A movie about the making of a Walt Disney film, “Mary Poppins,” by Walt Disney Pictures seemed like it could have been a saccharine sweet telling with a warm and fluffy feeling that earned a PG rating so every parent would take their children to go see it this holiday season. Instead “Saving Mr. Banks” told a story based on actual events about real people and their less than perfect lives who through adversary created one of the most beloved films of all time.
Emma Thompson is brilliant as “Mary Poppins” author, P.L. Travers, who flew to Los Angeles from London in 1961 to negotiate with the Walt Disney Studios the possibility of bringing “Mary Poppins” to the big screen. At that point Walt Disney, portrayed for the first time ever on screen by Tom Hanks, had been trying to secure the film rights for nearly 20 years. During her stay we learn through flashback about the difficult childhood that inspired Travers’ writing and the creation of the flying nanny.
As mentioned above this isn’t a sugar-coated story although there are fun moments for the Disney aficionado like when Walt and Mrs. Travers visit Disneyland, or Mrs. Travers reaction when the songwriting Sherman Brothers, depicted by B.J. Novak as Robert and Jason Schwartzman as Richard, play “Let’s Go Fly a Kite” for the first time. Colin Farrell portrays Travers’ alcoholic father who brought fantasy and imagination into her childhood, but also tragedy, while her mother, Ruth Wilson, seems to constantly be on the edge of nervous breakdown – this is not situations a child should have to deal with in real life or on the screen, which is why I applaud the PG-13 rating.
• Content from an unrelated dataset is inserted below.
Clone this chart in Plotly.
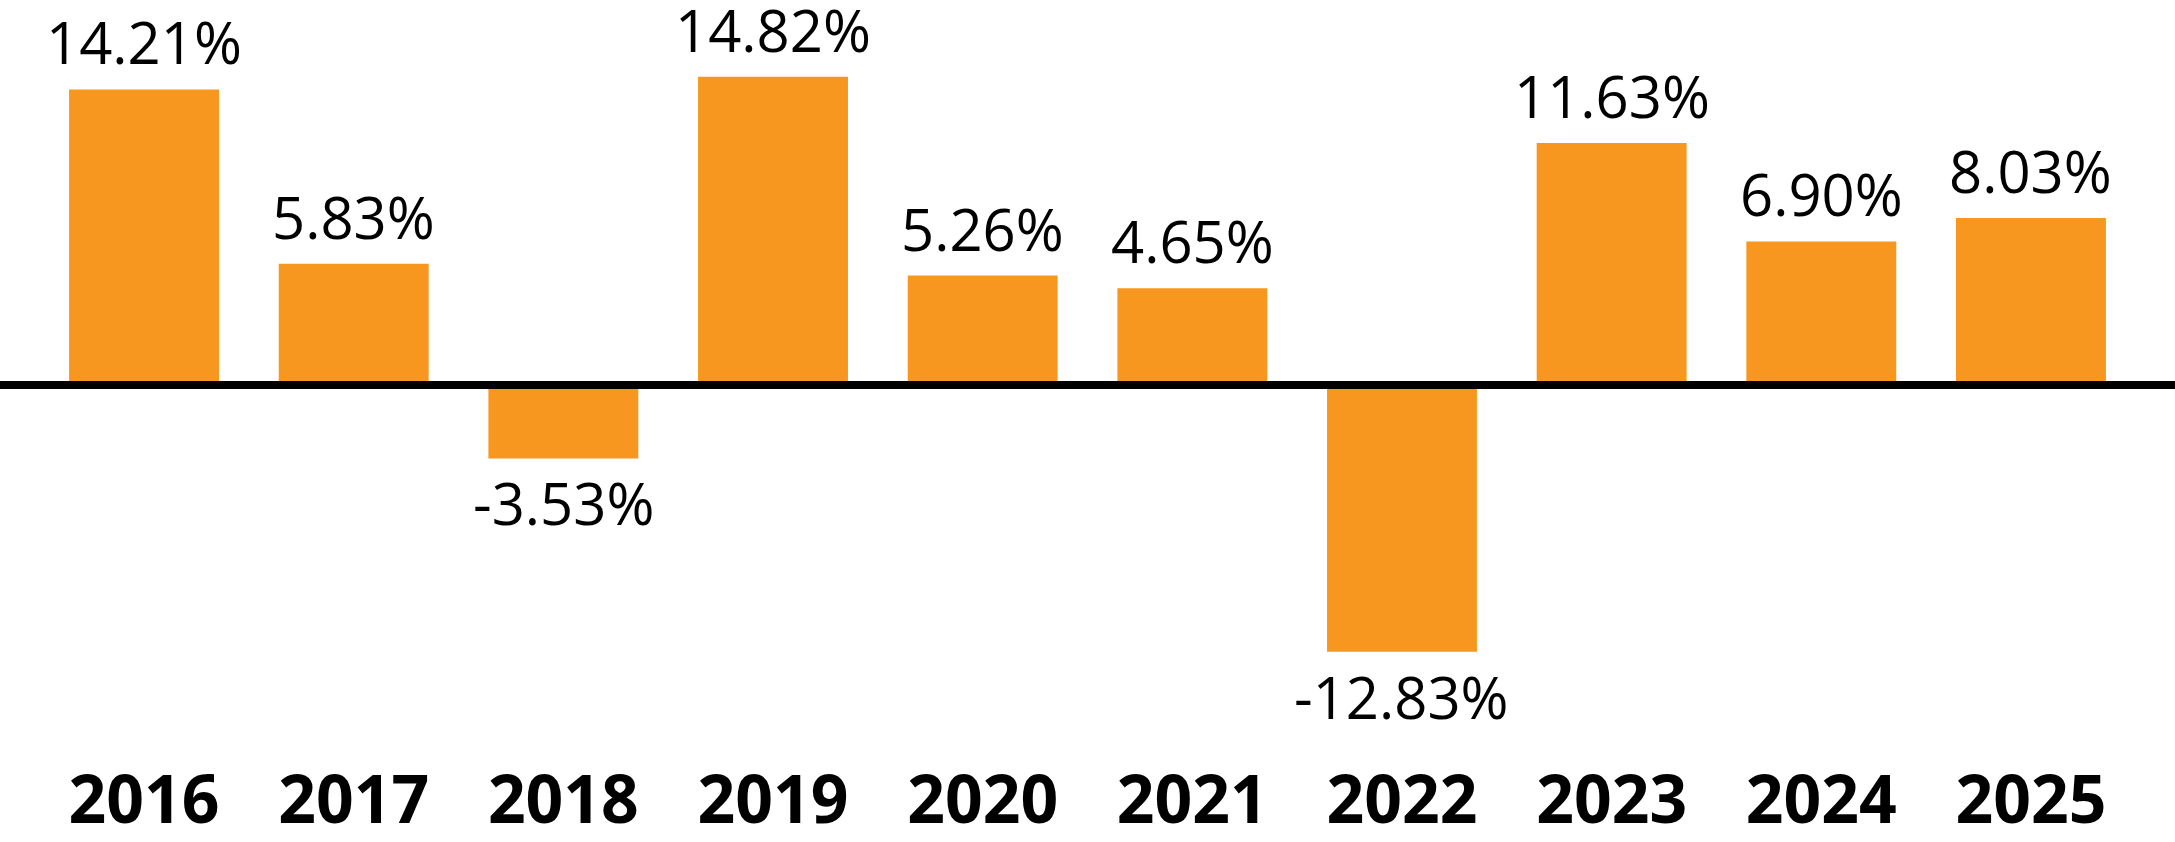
import plotly.graph_objects as go

years = ["2016", "2017", "2018", "2019", "2020", "2021", "2022", "2023", "2024", "2025"]
returns = [14.21, 5.83, -3.53, 14.82, 5.26, 4.65, -12.83, 11.63, 6.90, 8.03]
labels = ["14.21%", "5.83%", "-3.53%", "14.82%", "5.26%", "4.65%", "-12.83%", "11.63%", "6.90%", "8.03%"]

ORANGE = "#F7971F"
W, H = 2175, 842
MB = 122
VALUE_FONT = "Open Sans, Noto Sans, sans-serif"
YEAR_FONT = "Open Sans, Noto Sans, sans-serif"

fig = go.Figure()
fig.add_trace(go.Bar(x=years, y=returns, marker=dict(color=ORANGE, line=dict(width=0)),
                     hoverinfo="skip"))

for i, (v, t) in enumerate(zip(returns, labels)):
    if v >= 0:
        fig.add_annotation(x=i, y=v, text=t, showarrow=False, yanchor="bottom", yshift=6,
                           font=dict(family=VALUE_FONT, size=58, color="#000"))
    else:
        fig.add_annotation(x=i, y=v, text=t, showarrow=False, yanchor="top", yshift=-3,
                           font=dict(family=VALUE_FONT, size=58, color="#000"))

fig.add_shape(type="line", xref="paper", yref="y", x0=0, x1=1, y0=0, y1=0,
              line=dict(color="#000", width=8), layer="above")

fig.update_layout(
    width=W, height=H,
    margin=dict(l=0, r=0, t=0, b=MB, autoexpand=False),
    paper_bgcolor="white", plot_bgcolor="white",
    bargap=0.285,
    showlegend=False,
    xaxis=dict(type="category", range=[-0.687, 9.687], showgrid=False, zeroline=False,
               showline=False, ticks="", automargin=False,
               tickfont=dict(family=YEAR_FONT, size=66, color="#000", weight="bold"),
               ticklabelstandoff=36),
    yaxis=dict(range=[(385 - (H - MB)) / 20.8, 385 / 20.8], visible=False, showgrid=False,
               zeroline=False, automargin=False),
)

fig.write_html("out.html", config={"displayModeBar": False},
               post_script="document.body.style.margin='0';document.body.style.overflow='hidden';")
We see Walt Disney having a drink and snuffing out a cigarette, which the Walt Disney Company could have easily ignored, but Walt did have his vices and they were honest about it. I don’t know who else you could have gotten to play Walt, and while Hanks doesn’t have quite the right look, he does a great job capturing the essence and mannerisms of Walt Disney.
I had the opportunity to see Richard Sherman several times at the D23 Fan Expo this past summer as he spoke about his experiences work with Walt and on “Mary Poppins,” and I feel like the film captured those stories only he could retell. Schwartzman, who spend a lot of time with Sherman prior to and during filming, honored him with his performance and Novak did well capturing the prickliness of his later brother, Bob. Bradley Whitford as screenwriter Don DaGradi, Paul Giamatti as Travers’ driver in Los Angeles, Ralph, and Melanie Paxson as Walt’s secretary Dolly, did a fantastic job portraying people and ‘cast members’ that truly embodied the Disney spirit.
The pacing of “Saving Mr. Banks” is at points slow because of the back and forth between the present and the flashbacks of Travers’ youth. As an adult Disney fan, I found this previously unknown story fascinating as a drama for adults, but could see where younger audience members could be bored. If you haven’t seen “Mary Poppins,” the film will hold little appeal for you. Caring about “Mary Poppins” and knowing that the film came close to never being made is what makes it matter. Also, if you haven’t seen “Mary Poppins” go watch it right now!
With great performances by all, including Annie Rose Buckley, the young actress who is mesmerizing as Ginty, a.k.a. P.L. Travers as a child, the intrigue behind how Disney was going to move Mrs. Travers to their cause, and moments that will make any “Mary Poppins” fans smile, “Saving Mr. Banks” is a captivating film that I recommend for the New Year, but watching “Mary Poppins” to seeing it is definitely a prerequisite.
I give “Saving Mr. Banks” a 4 out 5 stars. “Saving Mr. Banks” is currently playing in theaters everywhere.